How does it work? Just like the sites at home. Why does it work? Of course, this is only a theory, but as an Anglo, you stand out in the crowd, so you get lots of interest fairly quickly… my divorced 50 something friends had an easy time finding a date, or eight, as opposed to my friends in the US, who could go weeks without a reply. Who would you be dating? Like any place you meet men, there are weirdos out there, and married men, so you have to filter, carefully. I was surprised by the number of very young men out there who like older women because we are less likely to hassle them for silly little trinkets like marriage and children. But there are also a decent number of intelligent, well traveled, educated men (or women) who prefer to be with someone who has experienced the world. Its really not a bad pond to fish in and it is quite easy to unhook the undesirables, throwing them back into the lake. Just don’t use barbed hooks, that would be cruel.

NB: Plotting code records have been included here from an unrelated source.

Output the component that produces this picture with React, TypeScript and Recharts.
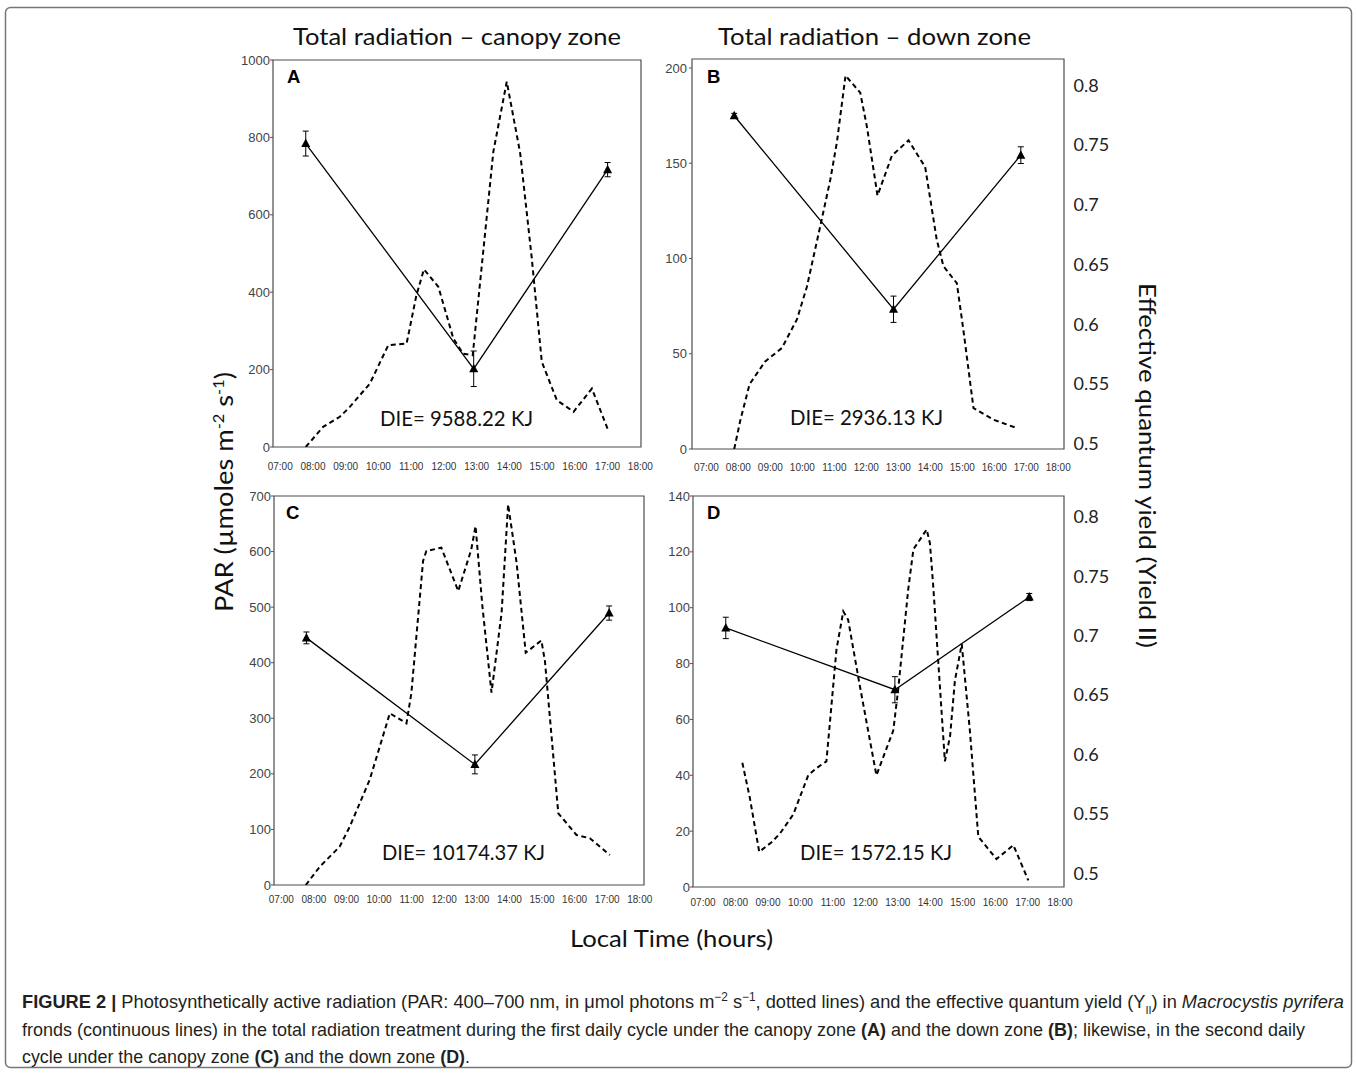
import React from "react";
import { LineChart, Line, XAxis, YAxis, ErrorBar, ReferenceArea } from "recharts";

// shared tick labels
const hourTicks = [7, 8, 9, 10, 11, 12, 13, 14, 15, 16, 17, 18];
const yieldTicks = [0.5, 0.55, 0.6, 0.65, 0.7, 0.75, 0.8];

// A: total radiation, canopy zone (first cycle)
const parTimeA = [7.78, 8.31, 8.82, 9.12, 9.74, 10.3, 10.86, 11.16, 11.39, 11.83, 12.29, 12.59, 12.88, 13.51, 13.92, 14.33, 14.68, 14.99, 15.45, 15.96, 16.52, 17.0];
const parA = [0, 52, 78, 103, 164, 263, 267, 392, 459, 414, 280, 241, 237, 763, 944, 759, 491, 220, 121, 91, 151, 47];
const yieldTimeA = [7.78, 12.91, 17.0];
const yieldA = [0.751, 0.561, 0.729];
const yieldErrA = [0.0105, 0.015, 0.006];
const parTicksA = [0, 200, 400, 600, 800, 1000];

// B: total radiation, down zone (first cycle)
const parTimeB = [7.87, 8.06, 8.35, 8.84, 9.36, 9.83, 10.14, 10.56, 10.87, 11.08, 11.35, 11.81, 12.02, 12.35, 12.8, 13.32, 13.84, 14.2, 14.41, 14.83, 15.03, 15.35, 15.97, 16.7];
const parB = [0, 15, 34, 46, 53, 68, 85, 117, 141, 161, 196, 187, 169, 133, 154, 162, 148, 110, 96, 87, 63, 21.5, 15.4, 11];
const yieldTimeB = [7.87, 12.85, 16.83];
const yieldB = [0.774, 0.612, 0.741];
const yieldErrB = [0.002, 0.011, 0.007];
const parTicksB = [0, 50, 100, 150, 200];

// C: total radiation, canopy zone (second cycle)
const parTimeC = [7.75, 8.18, 8.79, 9.1, 9.71, 10.02, 10.33, 10.84, 10.99, 11.35, 11.45, 11.91, 12.43, 12.83, 12.96, 13.17, 13.45, 13.76, 13.96, 14.22, 14.5, 14.98, 15.09, 15.5, 16.06, 16.47, 17.08];
const parC = [0, 33, 69, 105, 189, 249, 309, 291, 345, 583, 601, 607, 529, 604, 646, 502, 346, 490, 685, 580, 418, 440, 403, 129, 90, 84, 54];
const yieldTimeC = [7.77, 12.94, 17.06];
const yieldC = [0.697, 0.59, 0.718];
const yieldErrC = [0.005, 0.008, 0.006];
const parTicksC = [0, 100, 200, 300, 400, 500, 600, 700];

// D: total radiation, down zone (second cycle)
const parTimeD = [8.21, 8.44, 8.73, 9.11, 9.36, 9.78, 10.24, 10.49, 10.8, 11.11, 11.32, 11.47, 11.83, 12.34, 12.86, 13.01, 13.32, 13.48, 13.89, 13.99, 14.09, 14.45, 14.61, 14.76, 14.97, 15.22, 15.48, 16.04, 16.56, 17.02];
const parD = [44.5, 32, 12.6, 16, 19, 26, 40, 42.5, 45, 85, 98.7, 95.7, 72, 40, 56, 70.6, 106.5, 120.9, 128, 123, 108, 45, 54, 74, 87, 56, 18, 10, 15, 2.4];
const yieldTimeD = [7.7, 12.91, 17.05];
const yieldD = [0.706, 0.654, 0.732];
const yieldErrD = [0.009, 0.011, 0.003];
const parTicksD = [0, 20, 40, 60, 80, 100, 120, 140];

const rows = (t: number[], v: number[], e?: number[]) =>
  t.map((x, i) => ({ t: x, v: v[i], e: e ? e[i] : 0 }));

const hhmm = (h: number) => `${String(h).padStart(2, "0")}:00`;

const ARIAL = "'Liberation Sans', Arial, sans-serif";
const CALI = "Lato, 'Open Sans', sans-serif";

function Tri(p: any) {
  const { cx, cy, index } = p;
  if (cx == null || cy == null) return <g key={`t${index}`} />;
  return (
    <path
      key={`t${index}`}
      d={`M${cx},${cy - 5} L${cx + 4.5},${cy + 3.5} L${cx - 4.5},${cy + 3.5} Z`}
      fill="#000"
    />
  );
}

type PanelProps = {
  par: { t: number; v: number }[];
  yld: { t: number; v: number; e: number }[];
  parTicks: number[];
  parMax: number;
  xDomain: [number, number];
  yDomain: [number, number];
  box: { l: number; t: number; w: number; h: number };
  right: boolean;
  xLabelDy: number;
  leftMargin: number;
};

function Panel({ par, yld, parTicks, parMax, xDomain, yDomain, box, right, xLabelDy, leftMargin }: PanelProps) {
  const yw = 45;
  const rw = right ? 50 : 0;
  const pad = 25;
  const width = yw + box.w + rw + pad;
  const height = 10 + box.h + 30;
  return (
    <div style={{ position: "absolute", left: box.l - yw, top: box.t - 10 }}>
      <LineChart width={width} height={height} margin={{ top: 10, right: pad, bottom: 0, left: 0 }}>
        <XAxis
          type="number"
          dataKey="t"
          domain={xDomain}
          ticks={hourTicks}
          interval={0}
          allowDataOverflow
          axisLine={false}
          tickLine={false}
          tickSize={0}
          tickMargin={0}
          height={30}
          tick={(p: any) => (
            <text x={p.x} y={p.y + xLabelDy} textAnchor="middle" dominantBaseline="central" fontSize={10} fill="#333" fontFamily={ARIAL}>
              {hhmm(p.payload.value)}
            </text>
          )}
        />
        <YAxis
          yAxisId="par"
          type="number"
          domain={[0, parMax]}
          ticks={parTicks}
          interval={0}
          allowDataOverflow
          width={yw}
          axisLine={false}
          tickLine={{ stroke: "#555" }}
          tickSize={3}
          tickMargin={leftMargin}
          tick={{ fontSize: 13, fill: "#444", fontFamily: ARIAL }}
        />
        <YAxis
          yAxisId="yield"
          orientation="right"
          type="number"
          domain={yDomain}
          ticks={yieldTicks}
          interval={0}
          allowDataOverflow
          hide={!right}
          width={rw}
          axisLine={false}
          tickLine={false}
          tickSize={0}
          tickMargin={0}
          tick={(p: any) => (
            <text x={p.x + 9.5} y={p.y} dominantBaseline="central" fontSize={18} fill="#222" fontFamily={CALI}>
              {String(p.payload.value)}
            </text>
          )}
        />
        <ReferenceArea
          yAxisId="par"
          x1={xDomain[0]}
          x2={xDomain[1]}
          y1={0}
          y2={parMax}
          fill="none"
          stroke="#4d4d4d"
          strokeWidth={1.2}
          ifOverflow="visible"
        />
        <Line
          data={par}
          dataKey="v"
          yAxisId="par"
          type="linear"
          stroke="#000"
          strokeWidth={2}
          strokeDasharray="5 3.5"
          dot={false}
          activeDot={false}
          isAnimationActive={false}
        />
        <Line
          data={yld}
          dataKey="v"
          yAxisId="yield"
          type="linear"
          stroke="#000"
          strokeWidth={1.3}
          dot={Tri}
          activeDot={false}
          isAnimationActive={false}
        >
          <ErrorBar dataKey="e" direction="y" width={3} strokeWidth={1} stroke="#000" />
        </Line>
      </LineChart>
    </div>
  );
}

export default function App() {
  return (
    <div style={{ position: "absolute", left: 0, top: 0, width: 1357, height: 1074, background: "#fff" }}>
      <Panel
        par={rows(parTimeA, parA)}
        yld={rows(yieldTimeA, yieldA, yieldErrA)}
        parTicks={parTicksA}
        parMax={1000}
        xDomain={[6.78, 18.02]}
        yDomain={[0.495, 0.8215]}
        box={{ l: 273, t: 60, w: 368, h: 387 }}
        right={false}
        xLabelDy={19.7}
        leftMargin={0}
      />
      <Panel
        par={rows(parTimeB, parB)}
        yld={rows(yieldTimeB, yieldB, yieldErrB)}
        parTicks={parTicksB}
        parMax={204.7}
        xDomain={[6.55, 18.18]}
        yDomain={[0.495, 0.8215]}
        box={{ l: 692, t: 59, w: 372, h: 390 }}
        right={true}
        xLabelDy={18.4}
        leftMargin={2}
      />
      <Panel
        par={rows(parTimeC, parC)}
        yld={rows(yieldTimeC, yieldC, yieldErrC)}
        parTicks={parTicksC}
        parMax={700}
        xDomain={[6.775, 18.13]}
        yDomain={[0.488, 0.817]}
        box={{ l: 274, t: 496, w: 370, h: 389 }}
        right={false}
        xLabelDy={14.3}
        leftMargin={0}
      />
      <Panel
        par={rows(parTimeD, parD)}
        yld={rows(yieldTimeD, yieldD, yieldErrD)}
        parTicks={parTicksD}
        parMax={140}
        xDomain={[6.69, 18.12]}
        yDomain={[0.488, 0.817]}
        box={{ l: 693, t: 496, w: 371, h: 391 }}
        right={true}
        xLabelDy={15}
        leftMargin={0}
      />

      <svg width={1357} height={1074} style={{ position: "absolute", left: 0, top: 0, pointerEvents: "none" }}>
        <rect x={5.5} y={7.5} width={1346} height={1060} rx={5} fill="none" stroke="#777" strokeWidth={1.5} />

        <g fontFamily={CALI} fill="#111">
          <text x={293} y={45} fontSize={24} textLength={328} lengthAdjust="spacingAndGlyphs">Total radiation – canopy zone</text>
          <text x={718} y={45} fontSize={24} textLength={313} lengthAdjust="spacingAndGlyphs">Total radiation – down zone</text>

          <text x={380} y={426} fontSize={21} textLength={153} lengthAdjust="spacingAndGlyphs">DIE= 9588.22 KJ</text>
          <text x={790} y={425} fontSize={21} textLength={153} lengthAdjust="spacingAndGlyphs">DIE= 2936.13 KJ</text>
          <text x={382} y={860} fontSize={21} textLength={163} lengthAdjust="spacingAndGlyphs">DIE= 10174.37 KJ</text>
          <text x={800} y={860} fontSize={21} textLength={152} lengthAdjust="spacingAndGlyphs">DIE= 1572.15 KJ</text>

          <text x={570} y={947} fontSize={24} textLength={203} lengthAdjust="spacingAndGlyphs">Local Time (hours)</text>

          <text transform="translate(233,612) rotate(-90)" fontSize={25} textLength={240} lengthAdjust="spacingAndGlyphs">
            PAR (µmoles m<tspan baselineShift="super" fontSize={15}>-2</tspan> s<tspan baselineShift="super" fontSize={15}>-1</tspan>)
          </text>
          <text transform="translate(1139,283) rotate(90)" fontSize={24} textLength={365} lengthAdjust="spacingAndGlyphs">
            Effective quantum yield (Yield II)
          </text>
        </g>

        <g fontFamily={ARIAL} fontWeight="bold" fontSize={18.5} fill="#000">
          <text x={287} y={83}>A</text>
          <text x={707} y={83}>B</text>
          <text x={286} y={519}>C</text>
          <text x={707} y={519}>D</text>
        </g>

        <g fontFamily={ARIAL} fontSize={18.5} fill="#231f20">
          <text x={22} y={1008} textLength={1322} lengthAdjust="spacingAndGlyphs">
            <tspan fontWeight="bold">FIGURE 2 |</tspan>{" "}Photosynthetically active radiation (PAR: 400–700 nm, in μmol photons m
            <tspan baselineShift="super" fontSize={12}>−2</tspan>{" "}s<tspan baselineShift="super" fontSize={12}>−1</tspan>, dotted lines) and the effective quantum yield (Y
            <tspan baselineShift="sub" fontSize={11}>II</tspan>) in{" "}
            <tspan fontStyle="italic">Macrocystis pyrifera</tspan>
          </text>
          <text x={22} y={1036} textLength={1283} lengthAdjust="spacingAndGlyphs">
            fronds (continuous lines) in the total radiation treatment during the first daily cycle under the canopy zone{" "}
            <tspan fontWeight="bold">(A)</tspan> and the down zone <tspan fontWeight="bold">(B)</tspan>; likewise, in the second daily
          </text>
          <text x={22} y={1063} textLength={448} lengthAdjust="spacingAndGlyphs">
            cycle under the canopy zone <tspan fontWeight="bold">(C)</tspan> and the down zone <tspan fontWeight="bold">(D)</tspan>.
          </text>
        </g>
      </svg>
    </div>
  );
}
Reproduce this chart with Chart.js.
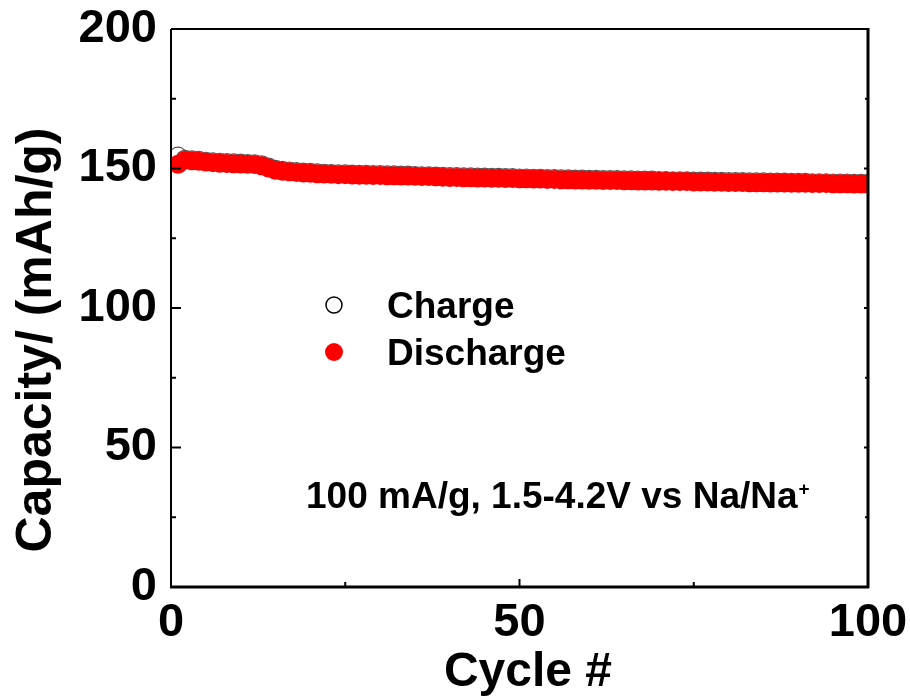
<!DOCTYPE html>
<html>
<head>
<meta charset="utf-8">
<script src="https://cdn.jsdelivr.net/npm/chart.js@4.4.1/dist/chart.umd.min.js"></script>
<style>
html,body{margin:0;padding:0;background:#fff;}
#wrap{width:910px;height:699px;}
</style>
</head>
<body>
<div id="wrap"><canvas id="c" width="910" height="699"></canvas></div>
<script>
const cycles = [];
for (let i = 1; i <= 100; i++) cycles.push(i);

const dischargeCapacity = [
  151.5,153.0,152.8,152.6,152.3,152.1,151.9,151.8,151.7,151.6,
  151.5,151.4,151.0,150.2,149.4,149.0,148.8,148.6,148.4,148.3,
  148.1,148.0,147.9,147.8,147.8,147.7,147.6,147.6,147.5,147.5,
  147.4,147.4,147.3,147.3,147.2,147.1,147.1,147.0,146.9,146.8,
  146.8,146.7,146.7,146.6,146.6,146.5,146.5,146.4,146.4,146.3,
  146.3,146.2,146.2,146.1,146.1,146.0,146.0,145.9,145.9,145.8,
  145.8,145.7,145.7,145.7,145.6,145.6,145.5,145.5,145.5,145.4,
  145.4,145.3,145.3,145.3,145.2,145.2,145.2,145.1,145.1,145.0,
  145.0,145.0,144.9,144.9,144.9,144.8,144.8,144.8,144.7,144.7,
  144.7,144.6,144.6,144.6,144.5,144.5,144.5,144.4,144.4,144.4
];

const chargeCapacity = [
  154.4,153.3,153.1,152.9,152.6,152.4,152.2,152.1,152.0,151.9,
  151.8,151.7,151.3,150.5,149.7,149.3,149.1,148.9,148.7,148.6,
  148.4,148.3,148.2,148.1,148.1,148.0,147.9,147.9,147.8,147.8,
  147.7,147.7,147.6,147.6,147.5,147.4,147.4,147.3,147.2,147.1,
  147.1,147.0,147.0,146.9,146.9,146.8,146.8,146.7,146.7,146.6,
  146.6,146.5,146.5,146.4,146.4,146.3,146.3,146.2,146.2,146.1,
  146.1,146.0,146.0,146.0,145.9,145.9,145.8,145.8,145.8,145.7,
  145.7,145.6,145.6,145.6,145.5,145.5,145.5,145.4,145.4,145.3,
  145.3,145.3,145.2,145.2,145.2,145.1,145.1,145.1,145.0,145.0,
  145.0,144.9,144.9,144.9,144.8,144.8,144.8,144.7,144.7,144.7
];

const xTicks = [0, 50, 100];
const xMinorTicks = [25, 75];
const yTicks = [0, 50, 100, 150, 200];
const yMinorTicks = [25, 75, 125, 175];

const seriesLabels = ['Charge', 'Discharge'];
const xTitle = 'Cycle #';
const yTitle = 'Capacity/ (mAh/g)';
const noteText = '100 mA/g, 1.5-4.2V vs Na/Na';
const noteSup = '+';

const FONT = '"Liberation Sans", Arial, Helvetica, sans-serif';

function zeroPad(s) {
  s.paddingLeft = 0; s.paddingRight = 0; s.paddingTop = 0; s.paddingBottom = 0;
}

const decorPlugin = {
  id: 'decor',
  afterDatasetsDraw(chart) {
    const ctx = chart.ctx;
    const xs = chart.scales.x, ys = chart.scales.y;
    const L = xs.left, R = xs.right, T = ys.top, B = ys.bottom;
    ctx.save();
    ctx.strokeStyle = '#000';
    ctx.lineCap = 'butt';
    // ticks
    ctx.lineWidth = 2;
    yTicks.forEach(v => {
      const p = ys.getPixelForValue(v);
      ctx.beginPath(); ctx.moveTo(L, p); ctx.lineTo(L + 10, p); ctx.stroke();
      ctx.beginPath(); ctx.moveTo(R, p); ctx.lineTo(R - 4, p); ctx.stroke();
    });
    yMinorTicks.forEach(v => {
      const p = ys.getPixelForValue(v);
      ctx.beginPath(); ctx.moveTo(L, p); ctx.lineTo(L + 5, p); ctx.stroke();
      ctx.beginPath(); ctx.moveTo(R, p); ctx.lineTo(R - 3, p); ctx.stroke();
    });
    xTicks.forEach(v => {
      const p = xs.getPixelForValue(v);
      ctx.beginPath(); ctx.moveTo(p, B); ctx.lineTo(p, B - 8); ctx.stroke();
    });
    xMinorTicks.forEach(v => {
      const p = xs.getPixelForValue(v);
      ctx.beginPath(); ctx.moveTo(p, B); ctx.lineTo(p, B - 5); ctx.stroke();
    });
    // frame
    ctx.lineWidth = 2;
    ctx.beginPath(); ctx.moveTo(L, T); ctx.lineTo(R, T); ctx.stroke();
    ctx.beginPath(); ctx.moveTo(L, T); ctx.lineTo(L, B + 1); ctx.stroke();
    ctx.lineWidth = 3;
    ctx.beginPath(); ctx.moveTo(R, T - 1); ctx.lineTo(R, B + 1); ctx.stroke();
    ctx.beginPath(); ctx.moveTo(L - 1, B); ctx.lineTo(R + 1, B); ctx.stroke();

    // legend
    const ds = chart.data.datasets;
    const items = [
      {ds: ds[1], cy: 305, r: 8},
      {ds: ds[0], cy: 352, r: 9}
    ];
    items.forEach(it => {
      ctx.beginPath();
      ctx.arc(334, it.cy, it.r, 0, Math.PI * 2);
      ctx.fillStyle = it.ds.backgroundColor;
      ctx.fill();
      if (it.ds.borderWidth > 0) {
        ctx.lineWidth = 1.5;
        ctx.strokeStyle = '#000';
        ctx.stroke();
      }
      ctx.fillStyle = '#000';
      ctx.font = 'bold 37px ' + FONT;
      ctx.textAlign = 'left';
      ctx.textBaseline = 'alphabetic';
      ctx.fillText(it.ds.label, 387, it.cy + 13);
    });

    // note
    ctx.font = 'bold 37px ' + FONT;
    ctx.fillStyle = '#000';
    ctx.textAlign = 'left';
    ctx.textBaseline = 'alphabetic';
    ctx.fillText(noteText, 306, 508);
    const w = ctx.measureText(noteText).width;
    ctx.font = 'bold 19px ' + FONT;
    ctx.fillText(noteSup, 306 + w + 1, 495);

    // y title
    ctx.save();
    ctx.font = 'bold 50px ' + FONT;
    ctx.translate(51, 340);
    ctx.rotate(-Math.PI / 2);
    ctx.textAlign = 'center';
    ctx.textBaseline = 'alphabetic';
    ctx.fillText(yTitle, 0, 0);
    ctx.restore();

    // x title
    ctx.font = 'bold 48px ' + FONT;
    ctx.textAlign = 'center';
    ctx.textBaseline = 'alphabetic';
    ctx.fillText(xTitle, 528, 686);

    ctx.restore();
  }
};

new Chart(document.getElementById('c'), {
  type: 'scatter',
  data: {
    datasets: [
      {
        label: seriesLabels[1],
        data: cycles.map((c, i) => ({x: c, y: dischargeCapacity[i]})),
        backgroundColor: '#ff0000',
        borderColor: '#ff0000',
        borderWidth: 0,
        pointRadius: 9.5,
        order: 1
      },
      {
        label: seriesLabels[0],
        data: cycles.map((c, i) => ({x: c, y: chargeCapacity[i]})),
        backgroundColor: '#ffffff',
        borderColor: '#555555',
        borderWidth: 1.2,
        pointRadius: 9,
        order: 2
      }
    ]
  },
  options: {
    responsive: false,
    animation: false,
    devicePixelRatio: 1,
    layout: {padding: {left: 0, top: 29, right: 42, bottom: 0}},
    plugins: {legend: {display: false}, tooltip: {enabled: false}},
    scales: {
      x: {
        type: 'linear', min: 0, max: 100,
        afterFit(s) { s.height = 112; zeroPad(s); },
        afterBuildTicks(s) { s.ticks = xTicks.map(v => ({value: v})); },
        grid: {display: false, drawTicks: false},
        border: {display: false},
        ticks: {
          padding: 8,
          color: '#000',
          font: {family: FONT, size: 47, weight: 'bold'},
          maxRotation: 0
        },
        title: {display: false}
      },
      y: {
        type: 'linear', min: 0, max: 200,
        afterFit(s) { s.width = 171; zeroPad(s); },
        afterBuildTicks(s) { s.ticks = yTicks.map(v => ({value: v})); },
        grid: {display: false, drawTicks: false},
        border: {display: false},
        ticks: {
          padding: 14,
          color: '#000',
          font: {family: FONT, size: 47, weight: 'bold'}
        },
        title: {display: false}
      }
    }
  },
  plugins: [decorPlugin]
});
</script>
</body>
</html>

How do you manage it? After the online chats and the obligatory phone call to the land line, its time for coffee. Cafés are a safe, neutral place to meet and I learned from experience that you can order, drink and pay for an espresso in seven minutes flat if you know things are not going to work out. My first weekend back in the dating pool (after 20 years on dry land) I organized a series of coffee dates. One for each meal, Friday to Sunday, making for nine dates in three days. That weekend I met a scientist from the Pasteur Institute, a National Assemblyman and a dis-honest to goodness Russian mafioso. It was fun, reminded me that I was attractive and eventually life-changing… Mr French was Sunday, lunch.
* for those with mostly attached friends and a serious lack of singles in the social circle.